For each time increment, the alternating pulses are repeated about 100,000 times, which takes less than a second.

IBM scientists used iron atoms that were put onto an insulating layer one atom thick and supported on a copper crystal and position next to non-magnetic copper atoms. The structure was then measured when in the presence of different magnetic fields, which showed that the speed at which they changed their magnetic orientation depends on the magnetic field. Essentially, the scientists found that the atom's magnetism can reverse direction without having to go through intermediate orientations.

Knowing this, researchers may be able to engineer the magnetic lifetime of the atoms to make them longer—to retain their magnetic state—or shorter—to switch to new magnetic states—as needed.
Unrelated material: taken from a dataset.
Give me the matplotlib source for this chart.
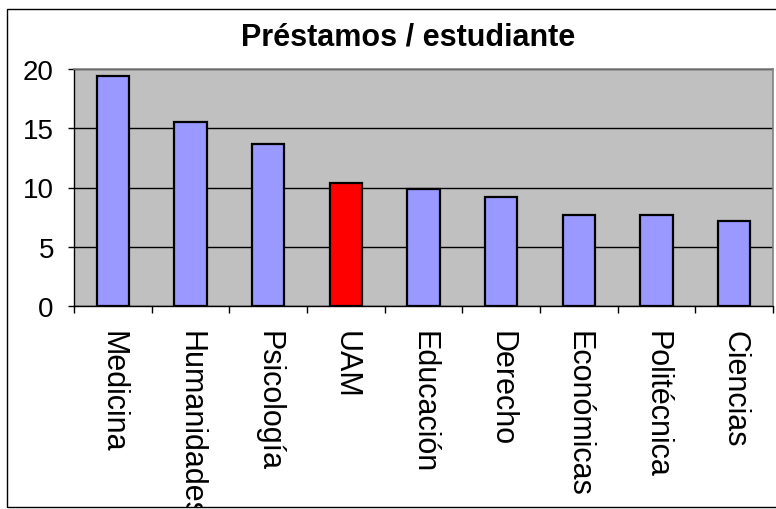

"This breakthrough allows us—for the first time—to understand how long information can be stored in an individual atom, Sebastian Loth, at IBM Research, said in a statement. "Beyond this, the technique has great potential because it is applicable to many types of physics happening on the nanoscale."

IBM Research's Heinrich said it is far too early to tell if or how this will result in productized technologies. It will probably take another two to five years to determine whether atoms can be manipulated to store data for hours or days, rather than nanoseconds, and even longer—15 years or more—to determine whether any of this research will result in products. Finding that out is the goal, he said.

"Jumping to the scale of a single atom, that is clearly at the end of the road map," Heinrich said.